All of these would be perfectly valid reasons for a move away from a dietary staple I’ve enjoyed for almost 60 years. But it’s none of these reasons.
As a writer, I visualize words. In everything around me. And all the words hold distinct meaning.
One day last year, I was browsing some red meat at the market when it dawned on me – this was not some fancy-branded consumer product. It wasn’t a “ribeye” or a “porterhouse.” It was a skinned and butchered animal. It was flesh.
Flesh. That one word freaked me out right there in the market. I immediately saw things differently. I once heard someone say, “Once the mind expands on thought, it never regresses to its original state.” When you know something, you can’t pretend you don’t.
Again, I love meat. But I only really crave beef. And even that is mostly for ground flesh formed into round patties. Burgers. That’s what I crave. And don’t give me the veggie option and call that a burger. Bean burger will never satisfy me like a beef burger, and I’ll always be disappointed – I’m not even willing to pretend.
I have always loved animals. And now that I think about meat as flesh, I have a hard time ripping them apart and swallowing them. I also don’t think I could ever survive on plants alone. Not happily. Which is why we’ve shifted our meal rotation to include a lot of seafood. Like, 4 to 5 nights per week. Yes, I know it’s still flesh. And fish are animals. But we have to draw the line somewhere, right?
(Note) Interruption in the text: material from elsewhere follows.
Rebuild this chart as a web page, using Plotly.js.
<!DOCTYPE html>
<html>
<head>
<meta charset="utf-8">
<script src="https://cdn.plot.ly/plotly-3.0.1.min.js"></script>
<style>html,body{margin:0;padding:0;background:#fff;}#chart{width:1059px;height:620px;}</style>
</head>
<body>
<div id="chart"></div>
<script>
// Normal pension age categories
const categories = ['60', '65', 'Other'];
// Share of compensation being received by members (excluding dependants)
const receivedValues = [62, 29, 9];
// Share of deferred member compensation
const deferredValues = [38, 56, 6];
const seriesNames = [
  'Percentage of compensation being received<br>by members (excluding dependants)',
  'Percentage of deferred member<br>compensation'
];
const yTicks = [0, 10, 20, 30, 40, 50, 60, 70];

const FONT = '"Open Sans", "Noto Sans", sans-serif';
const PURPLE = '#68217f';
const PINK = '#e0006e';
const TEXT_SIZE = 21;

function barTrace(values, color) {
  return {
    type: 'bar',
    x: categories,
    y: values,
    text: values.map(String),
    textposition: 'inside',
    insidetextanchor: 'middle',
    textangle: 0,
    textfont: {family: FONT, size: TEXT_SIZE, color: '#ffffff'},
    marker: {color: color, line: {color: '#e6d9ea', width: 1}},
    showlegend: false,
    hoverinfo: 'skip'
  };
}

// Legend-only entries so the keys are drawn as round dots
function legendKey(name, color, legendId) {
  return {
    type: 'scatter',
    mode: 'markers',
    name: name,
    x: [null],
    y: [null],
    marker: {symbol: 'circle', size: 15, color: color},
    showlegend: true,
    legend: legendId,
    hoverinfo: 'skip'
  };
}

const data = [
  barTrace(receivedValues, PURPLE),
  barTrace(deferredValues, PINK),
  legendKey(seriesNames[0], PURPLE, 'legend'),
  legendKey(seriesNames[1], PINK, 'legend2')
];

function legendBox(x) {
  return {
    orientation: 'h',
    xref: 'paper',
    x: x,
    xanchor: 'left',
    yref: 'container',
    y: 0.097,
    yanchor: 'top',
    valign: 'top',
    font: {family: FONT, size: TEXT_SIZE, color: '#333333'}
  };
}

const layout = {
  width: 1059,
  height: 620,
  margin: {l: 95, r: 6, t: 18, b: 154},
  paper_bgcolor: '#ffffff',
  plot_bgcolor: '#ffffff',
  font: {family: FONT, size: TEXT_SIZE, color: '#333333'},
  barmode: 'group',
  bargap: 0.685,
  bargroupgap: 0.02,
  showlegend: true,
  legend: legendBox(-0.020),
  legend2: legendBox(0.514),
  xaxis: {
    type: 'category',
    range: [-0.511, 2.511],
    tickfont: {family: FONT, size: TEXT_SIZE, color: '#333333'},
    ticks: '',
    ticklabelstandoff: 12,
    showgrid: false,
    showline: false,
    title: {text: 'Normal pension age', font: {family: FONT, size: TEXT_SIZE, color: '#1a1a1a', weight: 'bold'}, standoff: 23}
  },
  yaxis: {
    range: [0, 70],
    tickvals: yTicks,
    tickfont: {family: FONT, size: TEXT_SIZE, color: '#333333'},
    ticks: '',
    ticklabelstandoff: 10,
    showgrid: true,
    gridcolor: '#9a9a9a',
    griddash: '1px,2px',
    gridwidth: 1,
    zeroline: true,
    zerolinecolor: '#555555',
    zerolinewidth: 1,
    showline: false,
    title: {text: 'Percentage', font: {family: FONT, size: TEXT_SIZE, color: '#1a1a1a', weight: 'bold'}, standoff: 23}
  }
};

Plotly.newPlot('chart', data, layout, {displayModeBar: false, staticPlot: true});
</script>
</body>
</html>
And besides, if there’s one thing I crave more than ground mammal – it’s seafood. So that bodes well.
A while back, we had friends over for chicken and ribs. As I prepped and cooked, I thought about it. All of it. The food was delicious, of course, but I could only manage to eat a little. It wasn’t even red meat, but it was still flesh.
Yeah, I think meat is coming to an end for me. I can’t not think about what it is anymore and how we come about it.
Being a writer is no picnic. Certainly not a picnic with meatball subs.